Good Intentions with California’s Title-24 HVAC Rule

Back in 2014, California enacted a new regulation that held great promise to save energy, protect consumers and professionalize the HVAC industry.  The rule stated that whenever a residential furnace or air-conditioner was replaced, the HVAC contract must pay for a permit and hire a qualified third-party inspector to confirm that the system was operating efficiently.  Unfortunately, compliance with permitting dropped from 80% to about 10% and follow-up studies confirmed that the majority of new systems are not being installed according to the more efficient “best practice” standards:

Final Report Analysis: “Title-24 HVAC Permit and Code Compliance Market Assessment”, commissioned by the California Utilities commission in late 2017: http://www.calmac.org/publications/HVAC_WO6_DRAFT_REPORT_APPENDICES_VolumeII_22Sept2017.pdf

The first set of charts were the result of field testing on a sample of 200 air-conditioning systems that had been replaced between 2014 – 2016.  These can be found on PDF page 101 in Fig. 45 – Fig. 47 and Fig. 51- Fig. 54.  The main takeaways from this section are as follows;

  • ~85% of the HVAC systems are replaced without the required permits or inspections,

  • ~50% of the systems are not properly charged,

  • ~75% do not meet air-flow requirements,

  • ~50% do not meet duct leakage standards, and

  • ~50% are over-sized.

The second set of charts are the survey results regarding the role of HERS raters tasked with commissioning the HVAC systems in the field at the time of install.  Those can be found starting on PDF page 210 in Fig. 118 – Fig. 122, and Fig. 145, 154, and 165.  The main takeaways from;

  • HERS raters lack the HVAC training to perform the tests,

  • HVAC technicians lack the training to complete the work properly,

  • HERS raters may compromise test results in order to appease the HVAC contractors,

  • There is minimal difference in the rates of compliance for permitted & inspected systems vs. un-permitted & un-inspected systems, mostly negating the potential benefit of $700 in additional compliance costs (per system / customer).  

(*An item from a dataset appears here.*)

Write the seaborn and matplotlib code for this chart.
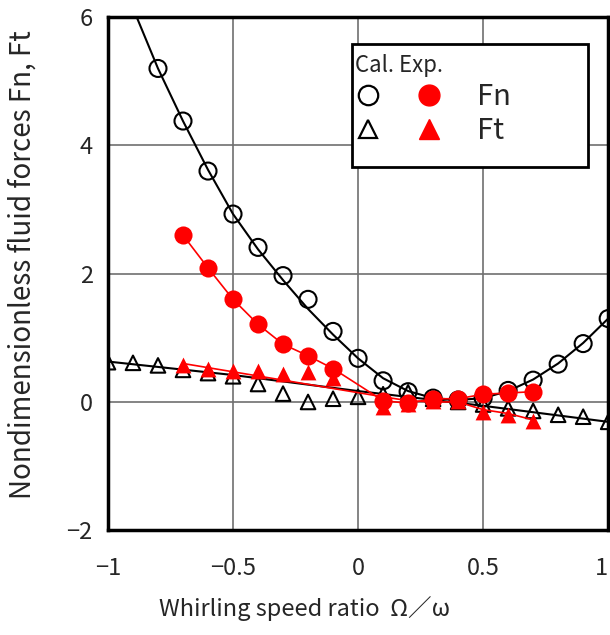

The follow-up program analysis shows that the California Energy Commission wasn’t getting the results they were hoping for when they enacted Title-24 with the goals of; reducing air-conditioning energy consumption, and delivering more value to the consumer through a new layer of regulation.

However, most interesting was not the low rates of compliance and performance. I think that was somewhat predictable.  The silver-lining is that 25% – 30% of the HVAC contractors are already doing a great job of saving energy and delivering more value to their customers, regardless of whether or not they pull the required permits or hire an independent HERS inspector. 

While it may be important to ramp up enforcement for the poor performers (the original motivation for the study), I think we should also think about ways to recognize and support the best contractors in an effort to help them grow their market share. This will in turn put more pressure on the laggards. We could incorporate a “job well done” component to our approach. These crews are the most cost-effective point-of-leverage that we have at our disposal today. In their normal course of business, they have already accomplished most of the heavy lifting.